■ **Directions**:
Take the material below and retype it in full; pictures are left out.

■ **Provided data**:
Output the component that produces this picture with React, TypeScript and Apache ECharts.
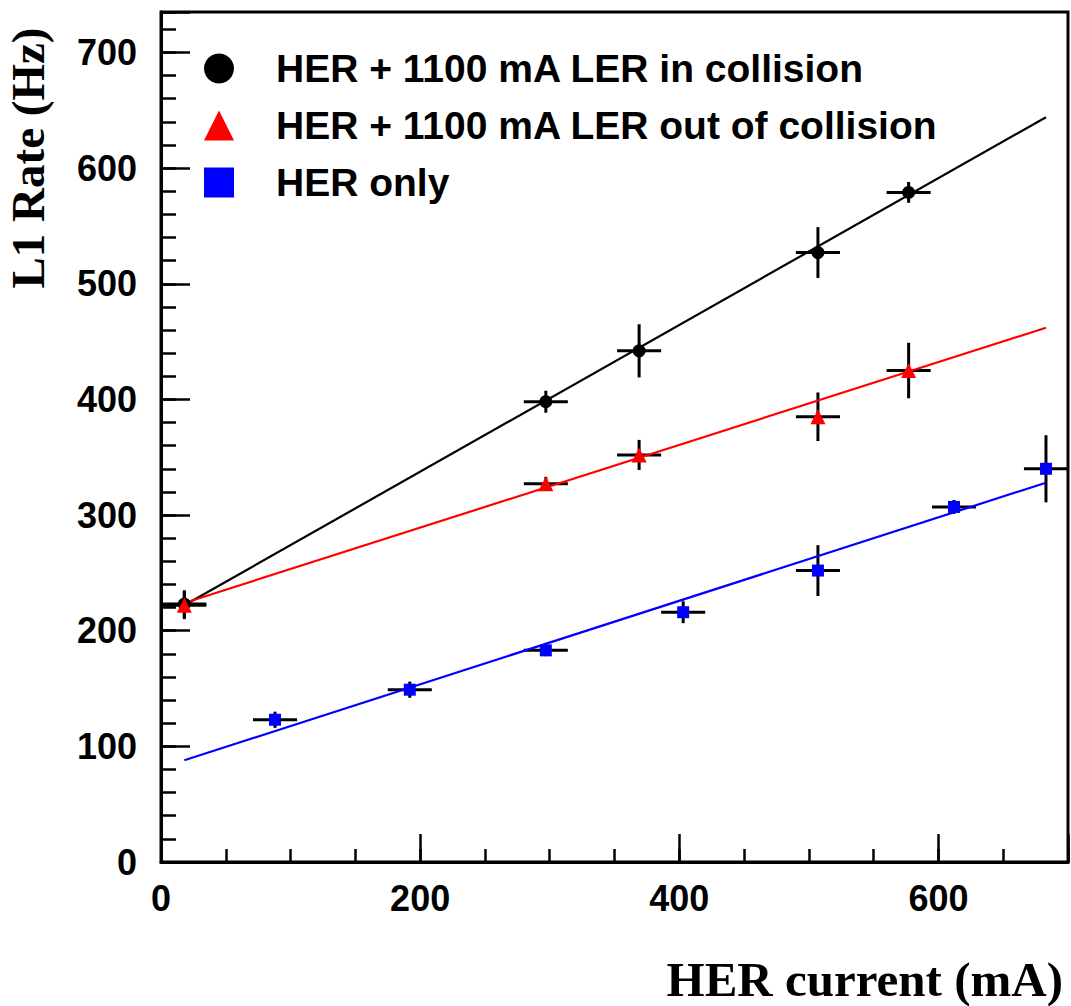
import React, { useEffect, useRef } from "react";
import * as echarts from "echarts";

// HER + 1100 mA LER in collision
const collisionX = [18, 297, 369, 507, 577];
const collisionY = [223, 398, 442, 527, 579];
const collisionXErr = [17, 17, 17, 17, 17];
const collisionYErr = [12, 9.5, 23, 22, 9];

// HER + 1100 mA LER out of collision
const outX = [18, 297, 369, 507, 577];
const outY = [222, 327, 352, 385, 425];
const outXErr = [17, 17, 17, 17, 17];
const outYErr = [12, 6, 13, 21, 24];

// HER only
const herX = [88, 192, 297, 403, 507, 612, 683];
const herY = [123, 149, 183, 216, 252, 307, 340];
const herXErr = [17, 17, 17, 17, 17, 17, 17];
const herYErr = [7, 7, 5, 9.5, 22, 6, 29];

// Linear fits (end points)
const fitCollision = [[18, 222], [683, 644]];
const fitOut = [[18, 224], [683, 462]];
const fitHer = [[18, 88], [683, 328]];

const seriesNames = [
  "HER + 1100 mA LER in collision",
  "HER + 1100 mA LER out of collision",
  "HER only",
];

const xTicksMajor = 200;
const xTicksMinor = 50;
const yTicksMajor = 100;
const yTicksMinor = 20;

const SANS = '"Liberation Sans", Arial, Helvetica, sans-serif';
const SERIF = '"Liberation Serif", "Times New Roman", serif';

function zip(xs: number[], ys: number[], xe: number[], ye: number[]) {
  return xs.map((x, i) => [x, ys[i], xe[i], ye[i]]);
}

export default function App() {
  const ref = useRef<HTMLDivElement>(null);
  useEffect(() => {
    if (!ref.current) return;
    const chart = echarts.init(ref.current, undefined, { renderer: "svg" });

    const errRender = (params: any, api: any) => {
      const x = api.value(0);
      const y = api.value(1);
      const xe = api.value(2);
      const ye = api.value(3);
      const l = api.coord([x - xe, y]);
      const r = api.coord([x + xe, y]);
      const t = api.coord([x, y + ye]);
      const b = api.coord([x, y - ye]);
      return {
        type: "group",
        children: [
          { type: "line", shape: { x1: l[0], y1: l[1], x2: r[0], y2: r[1] }, style: { stroke: "#000", lineWidth: 3 } },
          { type: "line", shape: { x1: t[0], y1: t[1], x2: b[0], y2: b[1] }, style: { stroke: "#000", lineWidth: 3 } },
        ],
      };
    };

    const errSeries = (data: number[][]) => ({
      type: "custom",
      renderItem: errRender,
      data,
      encode: { x: 0, y: 1 },
      xAxisIndex: 0,
      yAxisIndex: 0,
      clip: true,
      z: 3,
      silent: true,
    });

    const fitSeries = (data: number[][], color: string) => ({
      type: "line",
      data,
      xAxisIndex: 0,
      yAxisIndex: 0,
      symbol: "none",
      lineStyle: { color, width: 2.2, opacity: 1 },
      z: 4,
      silent: true,
    });

    const xMajor = {
      type: "value",
      min: 0,
      max: 700,
      interval: xTicksMajor,
      position: "bottom",
      axisLine: { show: true, lineStyle: { color: "#000", width: 3 } },
      axisTick: { show: true, inside: true, length: 28, lineStyle: { color: "#000", width: 2.5 } },
      axisLabel: {
        show: true,
        margin: 18,
        color: "#000",
        fontFamily: SANS,
        fontWeight: "bold",
        fontSize: 36,
        formatter: (v: number) => (v % 200 === 0 ? String(v) : ""),
      },
      splitLine: { show: false },
    };
    const xMinor = {
      type: "value",
      min: 0,
      max: 700,
      interval: xTicksMinor,
      position: "bottom",
      axisLine: { show: false },
      axisTick: { show: true, inside: true, length: 13, lineStyle: { color: "#000", width: 2.5 } },
      axisLabel: { show: false },
      splitLine: { show: false },
    };
    const yMajor = {
      type: "value",
      min: 0,
      max: 735,
      interval: yTicksMajor,
      position: "left",
      axisLine: { show: true, lineStyle: { color: "#000", width: 3 } },
      axisTick: { show: true, inside: true, length: 29, lineStyle: { color: "#000", width: 2.5 } },
      axisLabel: {
        show: true,
        margin: 24,
        color: "#000",
        fontFamily: SANS,
        fontWeight: "bold",
        fontSize: 36,
        formatter: (v: number) => (v % 100 === 0 && v <= 700 ? String(v) : ""),
      },
      splitLine: { show: false },
    };
    const yMinor = {
      type: "value",
      min: 0,
      max: 735,
      interval: yTicksMinor,
      position: "left",
      axisLine: { show: false },
      axisTick: { show: true, inside: true, length: 15, lineStyle: { color: "#000", width: 2.5 } },
      axisLabel: { show: false },
      splitLine: { show: false },
    };

    chart.setOption({
      animation: false,
      backgroundColor: "#fff",
      grid: {
        left: 161,
        right: 2,
        top: 12,
        bottom: 144,
        show: true,
        borderColor: "#000",
        borderWidth: 3,
        backgroundColor: "transparent",
      },
      xAxis: [xMajor, xMinor],
      yAxis: [yMajor, yMinor],
      legend: {
        orient: "vertical",
        left: 199,
        top: 44,
        itemWidth: 30,
        itemHeight: 30,
        itemGap: 18,
        selectedMode: false,
        textStyle: {
          fontSize: 39,
          fontWeight: "bold",
          fontFamily: SANS,
          color: "#000",
          padding: [0, 0, 0, 37],
        },
        data: [
          { name: seriesNames[0], icon: "circle" },
          { name: seriesNames[1], icon: "triangle" },
          { name: seriesNames[2], icon: "rect" },
        ],
      },
      graphic: [
        {
          type: "text",
          x: 28,
          y: 158,
          rotation: Math.PI / 2,
          style: {
            text: "L1 Rate (Hz)",
            font: `bold 47px ${SERIF}`,
            fill: "#000",
            textAlign: "center",
            textVerticalAlign: "middle",
          },
        },
        {
          type: "text",
          x: 1063,
          y: 979,
          style: {
            text: "HER current (mA)",
            font: `bold 49px ${SERIF}`,
            fill: "#000",
            textAlign: "right",
            textVerticalAlign: "middle",
          },
        },
      ],
      series: [
        fitSeries(fitCollision, "#000000"),
        fitSeries(fitOut, "#ff0000"),
        fitSeries(fitHer, "#0000ff"),
        errSeries(zip(collisionX, collisionY, collisionXErr, collisionYErr)),
        errSeries(zip(outX, outY, outXErr, outYErr)),
        errSeries(zip(herX, herY, herXErr, herYErr)),
        {
          name: seriesNames[0],
          type: "scatter",
          data: collisionX.map((x, i) => [x, collisionY[i]]),
          symbol: "circle",
          symbolSize: 13,
          itemStyle: { color: "#000000", opacity: 1 },
          z: 5,
        },
        {
          name: seriesNames[1],
          type: "scatter",
          data: outX.map((x, i) => [x, outY[i]]),
          symbol: "triangle",
          symbolSize: 15,
          itemStyle: { color: "#ff0000", opacity: 1 },
          z: 6,
        },
        {
          name: seriesNames[2],
          type: "scatter",
          data: herX.map((x, i) => [x, herY[i]]),
          symbol: "rect",
          symbolSize: 12,
          itemStyle: { color: "#0000ff", opacity: 1 },
          z: 5,
        },
      ],
    });
    return () => chart.dispose();
  }, []);
  return (
    <div
      ref={ref}
      style={{ position: "absolute", left: 0, top: 0, width: 1071, height: 1006, background: "#fff" }}
    />
  );
}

■ **Correct result**:
Output the component that produces this picture with React, TypeScript and Apache ECharts.
import React, { useEffect, useRef } from "react";
import * as echarts from "echarts";

// HER + 1100 mA LER in collision
const collisionX = [18, 297, 369, 507, 577];
const collisionY = [223, 398, 442, 527, 579];
const collisionXErr = [17, 17, 17, 17, 17];
const collisionYErr = [12, 9.5, 23, 22, 9];

// HER + 1100 mA LER out of collision
const outX = [18, 297, 369, 507, 577];
const outY = [222, 327, 352, 385, 425];
const outXErr = [17, 17, 17, 17, 17];
const outYErr = [12, 6, 13, 21, 24];

// HER only
const herX = [88, 192, 297, 403, 507, 612, 683];
const herY = [123, 149, 183, 216, 252, 307, 340];
const herXErr = [17, 17, 17, 17, 17, 17, 17];
const herYErr = [7, 7, 5, 9.5, 22, 6, 29];

// Linear fits (end points)
const fitCollision = [[18, 222], [683, 644]];
const fitOut = [[18, 224], [683, 462]];
const fitHer = [[18, 88], [683, 328]];

const seriesNames = [
  "HER + 1100 mA LER in collision",
  "HER + 1100 mA LER out of collision",
  "HER only",
];

const xTicksMajor = 200;
const xTicksMinor = 50;
const yTicksMajor = 100;
const yTicksMinor = 20;

const SANS = '"Liberation Sans", Arial, Helvetica, sans-serif';
const SERIF = '"Liberation Serif", "Times New Roman", serif';

function zip(xs: number[], ys: number[], xe: number[], ye: number[]) {
  return xs.map((x, i) => [x, ys[i], xe[i], ye[i]]);
}

export default function App() {
  const ref = useRef<HTMLDivElement>(null);
  useEffect(() => {
    if (!ref.current) return;
    const chart = echarts.init(ref.current, undefined, { renderer: "svg" });

    const errRender = (params: any, api: any) => {
      const x = api.value(0);
      const y = api.value(1);
      const xe = api.value(2);
      const ye = api.value(3);
      const l = api.coord([x - xe, y]);
      const r = api.coord([x + xe, y]);
      const t = api.coord([x, y + ye]);
      const b = api.coord([x, y - ye]);
      return {
        type: "group",
        children: [
          { type: "line", shape: { x1: l[0], y1: l[1], x2: r[0], y2: r[1] }, style: { stroke: "#000", lineWidth: 3 } },
          { type: "line", shape: { x1: t[0], y1: t[1], x2: b[0], y2: b[1] }, style: { stroke: "#000", lineWidth: 3 } },
        ],
      };
    };

    const errSeries = (data: number[][]) => ({
      type: "custom",
      renderItem: errRender,
      data,
      encode: { x: 0, y: 1 },
      xAxisIndex: 0,
      yAxisIndex: 0,
      clip: true,
      z: 3,
      silent: true,
    });

    const fitSeries = (data: number[][], color: string) => ({
      type: "line",
      data,
      xAxisIndex: 0,
      yAxisIndex: 0,
      symbol: "none",
      lineStyle: { color, width: 2.2, opacity: 1 },
      z: 4,
      silent: true,
    });

    const xMajor = {
      type: "value",
      min: 0,
      max: 700,
      interval: xTicksMajor,
      position: "bottom",
      axisLine: { show: true, lineStyle: { color: "#000", width: 3 } },
      axisTick: { show: true, inside: true, length: 28, lineStyle: { color: "#000", width: 2.5 } },
      axisLabel: {
        show: true,
        margin: 18,
        color: "#000",
        fontFamily: SANS,
        fontWeight: "bold",
        fontSize: 36,
        formatter: (v: number) => (v % 200 === 0 ? String(v) : ""),
      },
      splitLine: { show: false },
    };
    const xMinor = {
      type: "value",
      min: 0,
      max: 700,
      interval: xTicksMinor,
      position: "bottom",
      axisLine: { show: false },
      axisTick: { show: true, inside: true, length: 13, lineStyle: { color: "#000", width: 2.5 } },
      axisLabel: { show: false },
      splitLine: { show: false },
    };
    const yMajor = {
      type: "value",
      min: 0,
      max: 735,
      interval: yTicksMajor,
      position: "left",
      axisLine: { show: true, lineStyle: { color: "#000", width: 3 } },
      axisTick: { show: true, inside: true, length: 29, lineStyle: { color: "#000", width: 2.5 } },
      axisLabel: {
        show: true,
        margin: 24,
        color: "#000",
        fontFamily: SANS,
        fontWeight: "bold",
        fontSize: 36,
        formatter: (v: number) => (v % 100 === 0 && v <= 700 ? String(v) : ""),
      },
      splitLine: { show: false },
    };
    const yMinor = {
      type: "value",
      min: 0,
      max: 735,
      interval: yTicksMinor,
      position: "left",
      axisLine: { show: false },
      axisTick: { show: true, inside: true, length: 15, lineStyle: { color: "#000", width: 2.5 } },
      axisLabel: { show: false },
      splitLine: { show: false },
    };

    chart.setOption({
      animation: false,
      backgroundColor: "#fff",
      grid: {
        left: 161,
        right: 2,
        top: 12,
        bottom: 144,
        show: true,
        borderColor: "#000",
        borderWidth: 3,
        backgroundColor: "transparent",
      },
      xAxis: [xMajor, xMinor],
      yAxis: [yMajor, yMinor],
      legend: {
        orient: "vertical",
        left: 199,
        top: 44,
        itemWidth: 30,
        itemHeight: 30,
        itemGap: 18,
        selectedMode: false,
        textStyle: {
          fontSize: 39,
          fontWeight: "bold",
          fontFamily: SANS,
          color: "#000",
          padding: [0, 0, 0, 37],
        },
        data: [
          { name: seriesNames[0], icon: "circle" },
          { name: seriesNames[1], icon: "triangle" },
          { name: seriesNames[2], icon: "rect" },
        ],
      },
      graphic: [
        {
          type: "text",
          x: 28,
          y: 158,
          rotation: Math.PI / 2,
          style: {
            text: "L1 Rate (Hz)",
            font: `bold 47px ${SERIF}`,
            fill: "#000",
            textAlign: "center",
            textVerticalAlign: "middle",
          },
        },
        {
          type: "text",
          x: 1063,
          y: 979,
          style: {
            text: "HER current (mA)",
            font: `bold 49px ${SERIF}`,
            fill: "#000",
            textAlign: "right",
            textVerticalAlign: "middle",
          },
        },
      ],
      series: [
        fitSeries(fitCollision, "#000000"),
        fitSeries(fitOut, "#ff0000"),
        fitSeries(fitHer, "#0000ff"),
        errSeries(zip(collisionX, collisionY, collisionXErr, collisionYErr)),
        errSeries(zip(outX, outY, outXErr, outYErr)),
        errSeries(zip(herX, herY, herXErr, herYErr)),
        {
          name: seriesNames[0],
          type: "scatter",
          data: collisionX.map((x, i) => [x, collisionY[i]]),
          symbol: "circle",
          symbolSize: 13,
          itemStyle: { color: "#000000", opacity: 1 },
          z: 5,
        },
        {
          name: seriesNames[1],
          type: "scatter",
          data: outX.map((x, i) => [x, outY[i]]),
          symbol: "triangle",
          symbolSize: 15,
          itemStyle: { color: "#ff0000", opacity: 1 },
          z: 6,
        },
        {
          name: seriesNames[2],
          type: "scatter",
          data: herX.map((x, i) => [x, herY[i]]),
          symbol: "rect",
          symbolSize: 12,
          itemStyle: { color: "#0000ff", opacity: 1 },
          z: 5,
        },
      ],
    });
    return () => chart.dispose();
  }, []);
  return (
    <div
      ref={ref}
      style={{ position: "absolute", left: 0, top: 0, width: 1071, height: 1006, background: "#fff" }}
    />
  );
}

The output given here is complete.